_Task brief_.
Both the line containing "Write a component" and the line containing "const signalLabelVals = [0.29, -0.6];" belong in the copy, as do all lines between them, copied exactly; pictures do not.
▼
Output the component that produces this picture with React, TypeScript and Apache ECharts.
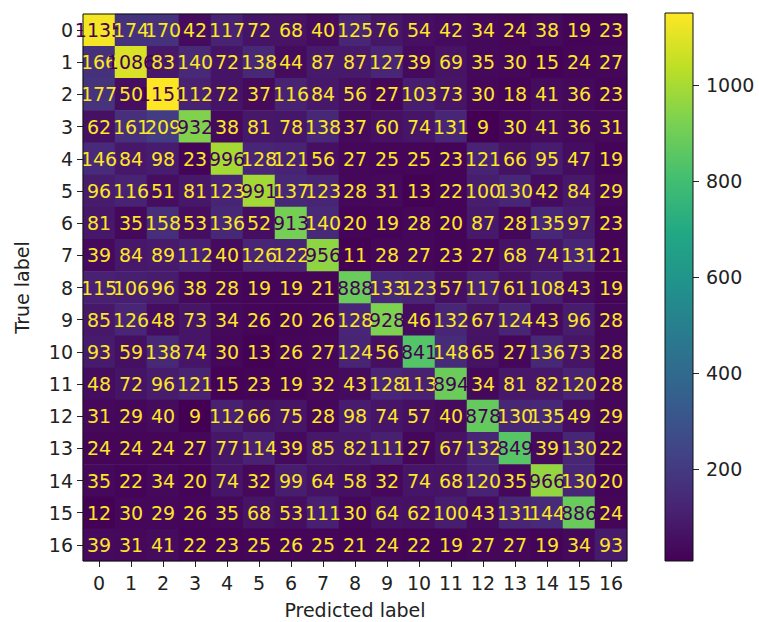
import React, { useEffect, useRef } from "react";
import * as echarts from "echarts";

const xLabels = ["0","1","2","3","4","5","6","7","8","9","10","11","12","13","14","15","16"];
const yLabels = ["0","1","2","3","4","5","6","7","8","9","10","11","12","13","14","15","16"];

const row0 = [1135, 174, 170, 42, 117, 72, 68, 40, 125, 76, 54, 42, 34, 24, 38, 19, 23];
const row1 = [166, 1086, 83, 140, 72, 138, 44, 87, 87, 127, 39, 69, 35, 30, 15, 24, 27];
const row2 = [177, 50, 1151, 112, 72, 37, 116, 84, 56, 27, 103, 73, 30, 18, 41, 36, 23];
const row3 = [62, 161, 209, 932, 38, 81, 78, 138, 37, 60, 74, 131, 9, 30, 41, 36, 31];
const row4 = [146, 84, 98, 23, 996, 128, 121, 56, 27, 25, 25, 23, 121, 66, 95, 47, 19];
const row5 = [96, 116, 51, 81, 123, 991, 137, 123, 28, 31, 13, 22, 100, 130, 42, 84, 29];
const row6 = [81, 35, 158, 53, 136, 52, 913, 140, 20, 19, 28, 20, 87, 28, 135, 97, 23];
const row7 = [39, 84, 89, 112, 40, 126, 122, 956, 11, 28, 27, 23, 27, 68, 74, 131, 21];
const row8 = [115, 106, 96, 38, 28, 19, 19, 21, 888, 133, 123, 57, 117, 61, 108, 43, 19];
const row9 = [85, 126, 48, 73, 34, 26, 20, 26, 128, 928, 46, 132, 67, 124, 43, 96, 28];
const row10 = [93, 59, 138, 74, 30, 13, 26, 27, 124, 56, 841, 148, 65, 27, 136, 73, 28];
const row11 = [48, 72, 96, 121, 15, 23, 19, 32, 43, 128, 113, 894, 34, 81, 82, 120, 28];
const row12 = [31, 29, 40, 9, 112, 66, 75, 28, 98, 74, 57, 40, 878, 130, 135, 49, 29];
const row13 = [24, 24, 24, 27, 77, 114, 39, 85, 82, 111, 27, 67, 132, 849, 39, 130, 22];
const row14 = [35, 22, 34, 20, 74, 32, 99, 64, 58, 32, 74, 68, 120, 35, 966, 130, 20];
const row15 = [12, 30, 29, 26, 35, 68, 53, 111, 30, 64, 62, 100, 43, 131, 144, 886, 24];
const row16 = [39, 31, 41, 22, 23, 25, 26, 25, 21, 24, 22, 19, 27, 27, 19, 34, 93];

const matrix = [row0, row1, row2, row3, row4, row5, row6, row7, row8, row9, row10, row11, row12, row13, row14, row15, row16];
const colorbarTicks = [200, 400, 600, 800, 1000];

const viridis = ["#440154", "#482475", "#414487", "#355f8d", "#2a788e", "#21918c", "#22a884", "#44bf70", "#7ad151", "#bddf26", "#fde725"];

const FONT = "DejaVu Sans";
const FS = 19;

export default function App() {
  const ref = useRef<HTMLDivElement>(null);
  useEffect(() => {
    if (!ref.current) return;
    const chart = echarts.init(ref.current, undefined, { renderer: "svg" });
    let vmin = Infinity, vmax = -Infinity;
    matrix.forEach(r => r.forEach(v => { vmin = Math.min(vmin, v); vmax = Math.max(vmax, v); }));
    const thresh = (vmin + vmax) / 2;
    const data: any[] = [];
    matrix.forEach((r, yi) => r.forEach((v, xi) => {
      data.push({ value: [xi, yi, v], label: { color: v > thresh ? "#440154" : "#fde725" } });
    }));
    const gL = 83, gT = 14, gW = 544, gH = 547;
    const cL = 665, cT = 13, cW = 28, cH = 548;
    chart.setOption({
      animation: false,
      backgroundColor: "#ffffff",
      grid: [
        { left: gL, top: gT, width: gW, height: gH, outerBoundsMode: "none", containLabel: false },
        { left: cL, top: cT, width: cW, height: cH, outerBoundsMode: "none", containLabel: false },
      ],
      xAxis: [
        {
          type: "category", data: xLabels, gridIndex: 0,
          axisLine: { show: false },
          axisTick: { show: true, alignWithLabel: true, length: 6, lineStyle: { color: "#222" } },
          axisLabel: { color: "#222", fontSize: FS, fontFamily: FONT, margin: 12, interval: 0 },
          splitLine: { show: false },
          name: "Predicted label", nameLocation: "middle", nameGap: 39,
          nameTextStyle: { color: "#222", fontSize: FS, fontFamily: FONT },
        },
        { type: "category", data: ["c"], gridIndex: 1, show: false },
      ],
      yAxis: [
        {
          type: "category", data: yLabels, gridIndex: 0, inverse: true,
          axisLine: { show: false },
          axisTick: { show: true, alignWithLabel: true, length: 6, lineStyle: { color: "#222" } },
          axisLabel: { color: "#222", fontSize: FS, fontFamily: FONT, margin: 10, interval: 0 },
          splitLine: { show: false },
          name: "True label", nameLocation: "middle", nameGap: 52, nameRotate: 90,
          nameTextStyle: { color: "#222", fontSize: FS, fontFamily: FONT },
        },
        {
          type: "value", gridIndex: 1, position: "right", min: vmin, max: vmax,
          axisLine: { show: false },
          splitLine: { show: false },
          axisTick: { show: true, length: 6, customValues: colorbarTicks, lineStyle: { color: "#222" } },
          axisLabel: {
            show: true, customValues: colorbarTicks, color: "#222", fontSize: FS, fontFamily: FONT, margin: 13,
            formatter: (v: number) => String(v),
          },
        },
      ],
      visualMap: {
        show: false, type: "continuous", min: vmin, max: vmax, seriesIndex: 0, dimension: 2,
        inRange: { color: viridis },
      },
      graphic: [
        {
          type: "rect", z: 1,
          shape: { x: cL, y: cT, width: cW, height: cH },
          style: {
            fill: new echarts.graphic.LinearGradient(0, 1, 0, 0,
              viridis.map((c, i) => ({ offset: i / (viridis.length - 1), color: c }))),
            stroke: "#111", lineWidth: 1,
          },
        },
        {
          type: "rect", z: 100, silent: true,
          shape: { x: gL, y: gT, width: gW, height: gH },
          style: { fill: "none", stroke: "#111", lineWidth: 1 },
        },
      ],
      series: [
        {
          type: "heatmap", xAxisIndex: 0, yAxisIndex: 0, data,
          itemStyle: { borderWidth: 0 },
          label: { show: true, fontSize: FS, fontFamily: FONT, formatter: (p: any) => String(p.value[2]) },
          emphasis: { disabled: true },
        },
      ],
    });
    return () => chart.dispose();
  }, []);
  return <div ref={ref} style={{ position: "fixed", left: 0, top: 0, width: 759, height: 622 }} />;
}
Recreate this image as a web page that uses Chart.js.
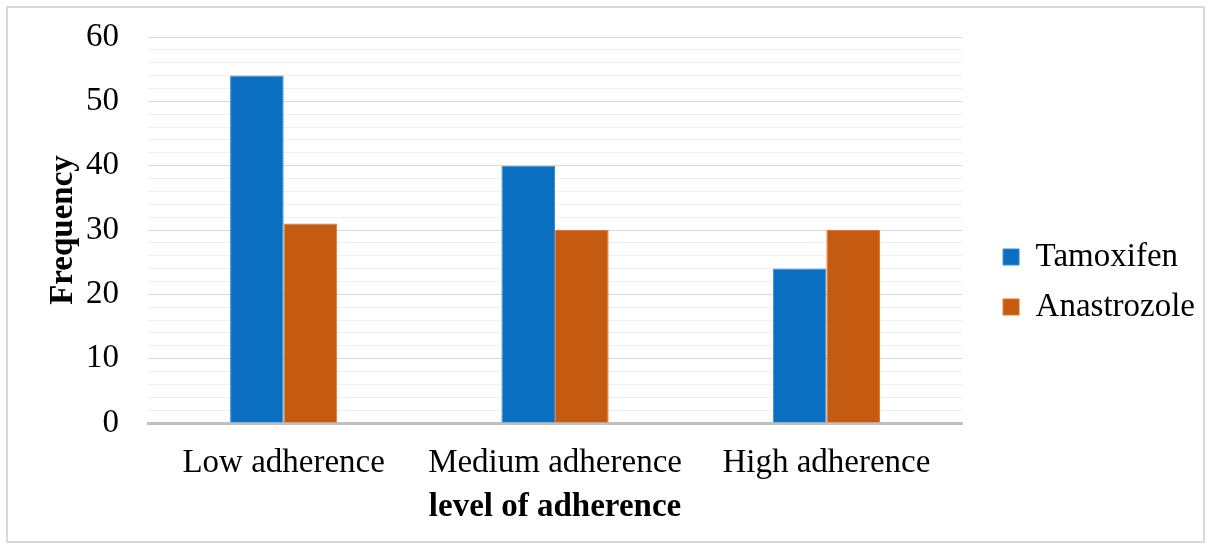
<!DOCTYPE html>
<html>
<head>
<meta charset="utf-8">
<script src="https://cdn.jsdelivr.net/npm/chart.js@4.4.0/dist/chart.umd.min.js"></script>
<style>
  html, body { margin: 0; padding: 0; background: #ffffff; }
  #wrap { position: relative; width: 1213px; height: 552px; }
  #frame {
    position: absolute; left: 6px; top: 6px; width: 1195px; height: 533px;
    border: 2px solid #d9d9d9; pointer-events: none;
  }
  canvas { position: absolute; left: 0; top: 0; }
</style>
</head>
<body>
<div id="wrap">
  <canvas id="adherence-chart" width="1213" height="552"></canvas>
  <div id="frame"></div>
</div>
<script>
// Adherence level by drug — grouped bars
const categories = ['Low adherence', 'Medium adherence', 'High adherence'];
const tamoxifen = [54, 40, 24];
const anastrozole = [31, 30, 30];
const yMin = 0;
const yMax = 60;

const FONT = '"Liberation Serif", "Times New Roman", serif';

new Chart(document.getElementById('adherence-chart'), {
    type: 'bar',
    data: {
        labels: categories,
        datasets: [
            {
                label: 'Tamoxifen',
                data: tamoxifen,
                backgroundColor: '#0a6fc0',
                borderColor: '#3b8dd4',
                borderWidth: 1,
            },
            {
                label: 'Anastrozole',
                data: anastrozole,
                backgroundColor: '#c55a11',
                borderColor: '#e0762c',
                borderWidth: 1,
            },
        ],
    },
    options: {
        responsive: false,
        animation: false,
        categoryPercentage: 0.395,
        barPercentage: 1,
        layout: { padding: { top: 37, bottom: 25, left: 44, right: 8 } },
        plugins: {
            tooltip: { enabled: false },
            legend: {
                position: 'right',
                align: 'center',
                labels: {
                    color: '#000',
                    font: { family: FONT, size: 33 },
                    boxWidth: 16,
                    boxHeight: 16,
                    padding: 17,
                },
            },
        },
        scales: {
            x: {
                grid: { display: false, drawTicks: false },
                border: { display: true, color: '#bfbfbf', width: 3 },
                ticks: { color: '#000', padding: 21, font: { family: FONT, size: 33 } },
                title: {
                    display: true,
                    text: 'level of adherence',
                    color: '#000',
                    font: { family: FONT, size: 33, weight: 'bold' },
                    padding: { top: 0, bottom: 0 },
                },
                afterFit: s => { s.height = 104; },
            },
            y: {
                min: yMin,
                max: yMax,
                grid: {
                    drawTicks: false,
                    color: c => (c.tick && c.tick.value % 10 === 0) ? '#d9d9d9' : '#efefef',
                },
                border: { display: false },
                ticks: {
                    stepSize: 2,
                    autoSkip: false,
                    padding: 29,
                    color: '#000',
                    font: { family: FONT, size: 33 },
                    callback: v => (v % 10 === 0 ? v : ''),
                },
                title: {
                    display: true,
                    text: 'Frequency',
                    color: '#000',
                    font: { family: FONT, size: 33, weight: 'bold' },
                    padding: { top: 0, bottom: 0 },
                },
                afterFit: s => {
                    s.width = 104;
                    // tick padding would otherwise push the plot top down
                    s.paddingTop = 20;
                    s.paddingBottom = 20;
                },
            },
            // hidden spacer between plot and legend
            gap: {
                position: 'right',
                display: false,
                afterFit: s => { s.width = 24; },
            },
        },
    },
});
</script>
</body>
</html>
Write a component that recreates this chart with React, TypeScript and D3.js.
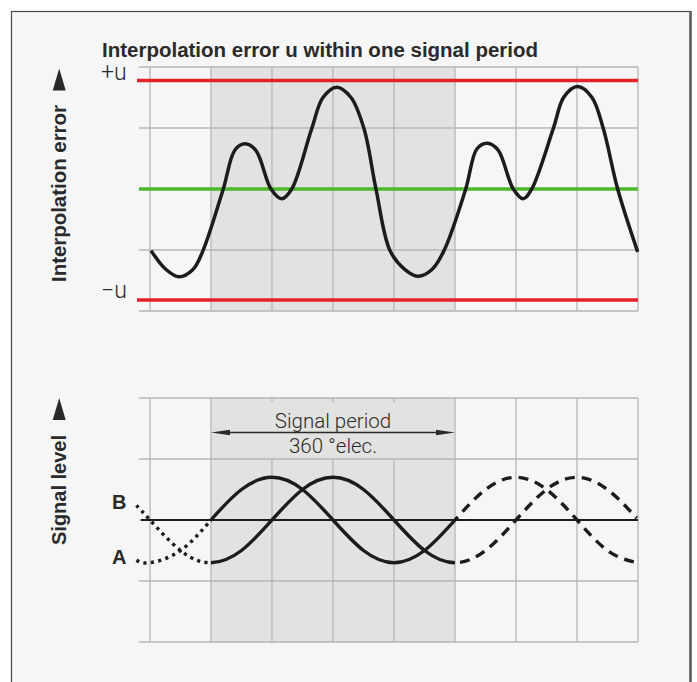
import React from 'react';
import * as d3 from 'd3';

const W = 697;
const H = 682;

// grid in electrical degrees (x) and divisions (y)
const gridDegrees = [-90, 0, 90, 180, 270, 360, 450, 540, 630];
const gridDivisions = [-2, -1, 0, 1, 2];
const periodDegrees = [0, 360];

// interpolation error curve (degrees, divisions)
const errorDeg = [-88.5, -66.4, -47.2, -26.6, -11.8, 18.1, 35.4, 50.6, 66.4, 88.5, 104.3, 119.1, 148.6, 165.2, 185.5, 206.6, 225.7, 243.4, 264.1, 286.2, 305.9, 326, 343.8, 375.8, 392.5, 407.7, 423.4, 446, 460.8, 473.2, 505, 520.8, 541, 562.1, 578.8, 600, 629.5];
const errorVal = [-1.01, -1.32, -1.44, -1.32, -1.01, 0, 0.64, 0.74, 0.63, 0, -0.16, 0, 0.99, 1.5, 1.67, 1.5, 0.99, 0, -1.01, -1.32, -1.43, -1.32, -1.01, 0, 0.66, 0.75, 0.64, 0, -0.16, 0, 0.99, 1.51, 1.68, 1.5, 0.99, 0, -1.03];

// error limits +u / -u
const limitLabels = ['+u', '\u2212u'];
const limitValues = [1.78, -1.82];

// signals A and B (degrees, divisions)
const signalDeg = [-110, -90, -45, 0, 45, 90, 135, 180, 225, 270, 315, 360, 405, 450, 495, 540, 585, 628];
const signalA = [-0.66, -0.7, -0.5, 0, 0.5, 0.7, 0.5, 0, -0.5, -0.7, -0.5, 0, 0.5, 0.7, 0.5, 0, -0.5, -0.7];
const signalB = [0.24, 0, -0.5, -0.7, -0.5, 0, 0.5, 0.7, 0.5, 0, -0.5, -0.7, -0.5, 0, 0.5, 0.7, 0.5, 0.03];
const signalNames = ['B', 'A'];
const signalLabelVals = [0.29, -0.6];

const titleText = 'Interpolation error u within one signal period';
const yTitleTop = 'Interpolation error';
const yTitleBottom = 'Signal level';
const periodText = ['Signal period', '360 \u00B0elec.'];

const RED = '#e4202b';
const GREEN = '#4cb82b';
const GRID = '#b6b6b6';
const SHADE = '#e2e2e1';
const INK = '#1c1c1c';
const TEXT = '#2a2a2a';

const BOLD = '"Liberation Sans Narrow", "Liberation Sans", Arial, sans-serif';
const LIGHT = 'Roboto, "Liberation Sans", Arial, sans-serif';

export default function App() {
  const x = d3.scaleLinear().domain([-90, 630]).range([150, 638]);
  const yTop = d3.scaleLinear().domain([-2, 2]).range([311, 67]);
  const yBot = d3.scaleLinear().domain([-2, 2]).range([642, 398]);

  const xLeftTick = 139;
  const xRight = x(630);

  const errorLine = d3
    .line<number>()
    .x((_, i) => x(errorDeg[i]))
    .y((d) => yTop(d))
    .curve(d3.curveCatmullRom.alpha(0.5));

  const sigLine = d3
    .line<number>()
    .x((_, i) => x(signalDeg[i]))
    .y((d) => yBot(d))
    .curve(d3.curveNatural);

  const pA = sigLine(signalA) || '';
  const pB = sigLine(signalB) || '';

  const p0 = x(periodDegrees[0]);
  const p1 = x(periodDegrees[1]);

  const arrowY = 432.5;

  const yAxisArrow = (cx: number, top: number) =>
    `M${cx - 6.5},${top + 22} L${cx},${top} L${cx + 6.5},${top + 22} Z`;

  return (
    <svg
      width={W}
      height={H}
      style={{ position: 'absolute', left: 0, top: 0 }}
      xmlns="http://www.w3.org/2000/svg"
    >
      <defs>
        <clipPath id="clipPre">
          <rect x={0} y={380} width={p0} height={280} />
        </clipPath>
        <clipPath id="clipMid">
          <rect x={p0} y={380} width={p1 - p0} height={280} />
        </clipPath>
        <clipPath id="clipPost">
          <rect x={p1} y={380} width={W - p1} height={280} />
        </clipPath>
      </defs>
      <rect x={0} y={0} width={W} height={H} fill="#ffffff" />
      <rect x={11.5} y={11.5} width={679} height={700} fill="#f6f6f6" stroke="#4a4a4a" strokeWidth={1.2} />
      <line x1={690.5} x2={690.5} y1={11} y2={H} stroke="#5a5a5a" strokeWidth={2.5} />

      {/* title */}
      <text x={102} y={57} fontFamily={BOLD} fontWeight={700} fontSize={20} fill={TEXT} textLength={436} lengthAdjust="spacingAndGlyphs">
        {titleText}
      </text>

      {/* ===== top panel ===== */}
      <rect x={p0} y={yTop(2)} width={p1 - p0} height={yTop(-2) - yTop(2)} fill={SHADE} />
      {gridDivisions.map((d) => (
        <line key={'th' + d} x1={xLeftTick} x2={xRight} y1={yTop(d)} y2={yTop(d)} stroke={GRID} strokeWidth={1.3} />
      ))}
      {gridDegrees.map((d) => (
        <line key={'tv' + d} x1={x(d)} x2={x(d)} y1={yTop(2)} y2={yTop(-2)} stroke={GRID} strokeWidth={1.3} />
      ))}
      {limitValues.map((v, i) => (
        <line key={'lim' + i} x1={137} x2={xRight} y1={yTop(v)} y2={yTop(v)} stroke={RED} strokeWidth={3.5} />
      ))}
      <line x1={xLeftTick} x2={xRight} y1={yTop(0)} y2={yTop(0)} stroke={GREEN} strokeWidth={3.5} />
      <path d={errorLine(errorVal) || ''} fill="none" stroke={INK} strokeWidth={3.5} strokeLinejoin="round" />
      {limitLabels.map((l, i) => (
        <text key={'ll' + i} x={101} y={yTop(limitValues[i]) - (i === 0 ? 0 : 2)} fontFamily={LIGHT} fontWeight={300} fontSize={23} fill={TEXT}>
          {l}
        </text>
      ))}
      <path d={yAxisArrow(59.2, 68.5)} fill={TEXT} />
      <text
        transform={`translate(66,${193.5}) rotate(-90)`}
        textAnchor="middle"
        fontFamily={BOLD}
        fontWeight={700}
        fontSize={20}
        fill={TEXT}
        textLength={177}
        lengthAdjust="spacingAndGlyphs"
      >
        {yTitleTop}
      </text>

      {/* ===== bottom panel ===== */}
      <rect x={p0} y={yBot(2)} width={p1 - p0} height={yBot(-2) - yBot(2)} fill={SHADE} />
      {gridDivisions.map((d) => (
        <line key={'bh' + d} x1={xLeftTick} x2={xRight} y1={yBot(d)} y2={yBot(d)} stroke={GRID} strokeWidth={1.3} />
      ))}
      {gridDegrees.map((d) => {
        const inner = d > periodDegrees[0] && d < periodDegrees[1];
        return (
          <g key={'bv' + d}>
            <line x1={x(d)} x2={x(d)} y1={inner ? yBot(1) : yBot(2)} y2={yBot(-2)} stroke={GRID} strokeWidth={1.3} />
            {inner && <line x1={x(d)} x2={x(d)} y1={yBot(2)} y2={yBot(2) + 4} stroke={GRID} strokeWidth={1.3} />}
          </g>
        );
      })}
      <line x1={141} x2={xRight} y1={yBot(0)} y2={yBot(0)} stroke={INK} strokeWidth={1.8} />

      {[pA, pB].map((p, i) => (
        <g key={'sig' + i} fill="none" stroke={INK} strokeWidth={3.4}>
          <path d={p} clipPath="url(#clipPre)" strokeDasharray="3.2 4.3" />
          <path d={p} clipPath="url(#clipMid)" />
          <path d={p} clipPath="url(#clipPost)" strokeDasharray="10 7" />
        </g>
      ))}

      {signalNames.map((n, i) => (
        <text key={'sn' + n} x={112} y={yBot(signalLabelVals[i]) + 7} fontFamily={BOLD} fontWeight={700} fontSize={20} fill={TEXT}>
          {n}
        </text>
      ))}

      {/* period arrow */}
      <line x1={p0 + 10} x2={p1 - 10} y1={arrowY} y2={arrowY} stroke={TEXT} strokeWidth={1.3} />
      <path d={`M${p0},${arrowY} L${p0 + 19},${arrowY - 2.8} L${p0 + 19},${arrowY + 2.8} Z`} fill={TEXT} />
      <path d={`M${p1},${arrowY} L${p1 - 19},${arrowY - 2.8} L${p1 - 19},${arrowY + 2.8} Z`} fill={TEXT} />
      <text x={(p0 + p1) / 2} y={427.5} textAnchor="middle" fontFamily={LIGHT} fontWeight={300} fontSize={20.5} fill={TEXT}>
        {periodText[0]}
      </text>
      <text x={(p0 + p1) / 2} y={453} textAnchor="middle" fontFamily={LIGHT} fontWeight={300} fontSize={20.5} fill={TEXT}>
        {periodText[1]}
      </text>

      <path d={yAxisArrow(59.2, 398)} fill={TEXT} />
      <text
        transform={`translate(66,${490}) rotate(-90)`}
        textAnchor="middle"
        fontFamily={BOLD}
        fontWeight={700}
        fontSize={20}
        fill={TEXT}
        textLength={110}
        lengthAdjust="spacingAndGlyphs"
      >
        {yTitleBottom}
      </text>
    </svg>
  );
}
▲
_Response_.
Write a component that recreates this chart with React, TypeScript and D3.js.
import React from 'react';
import * as d3 from 'd3';

const W = 697;
const H = 682;

// grid in electrical degrees (x) and divisions (y)
const gridDegrees = [-90, 0, 90, 180, 270, 360, 450, 540, 630];
const gridDivisions = [-2, -1, 0, 1, 2];
const periodDegrees = [0, 360];

// interpolation error curve (degrees, divisions)
const errorDeg = [-88.5, -66.4, -47.2, -26.6, -11.8, 18.1, 35.4, 50.6, 66.4, 88.5, 104.3, 119.1, 148.6, 165.2, 185.5, 206.6, 225.7, 243.4, 264.1, 286.2, 305.9, 326, 343.8, 375.8, 392.5, 407.7, 423.4, 446, 460.8, 473.2, 505, 520.8, 541, 562.1, 578.8, 600, 629.5];
const errorVal = [-1.01, -1.32, -1.44, -1.32, -1.01, 0, 0.64, 0.74, 0.63, 0, -0.16, 0, 0.99, 1.5, 1.67, 1.5, 0.99, 0, -1.01, -1.32, -1.43, -1.32, -1.01, 0, 0.66, 0.75, 0.64, 0, -0.16, 0, 0.99, 1.51, 1.68, 1.5, 0.99, 0, -1.03];

// error limits +u / -u
const limitLabels = ['+u', '\u2212u'];
const limitValues = [1.78, -1.82];

// signals A and B (degrees, divisions)
const signalDeg = [-110, -90, -45, 0, 45, 90, 135, 180, 225, 270, 315, 360, 405, 450, 495, 540, 585, 628];
const signalA = [-0.66, -0.7, -0.5, 0, 0.5, 0.7, 0.5, 0, -0.5, -0.7, -0.5, 0, 0.5, 0.7, 0.5, 0, -0.5, -0.7];
const signalB = [0.24, 0, -0.5, -0.7, -0.5, 0, 0.5, 0.7, 0.5, 0, -0.5, -0.7, -0.5, 0, 0.5, 0.7, 0.5, 0.03];
const signalNames = ['B', 'A'];
const signalLabelVals = [0.29, -0.6];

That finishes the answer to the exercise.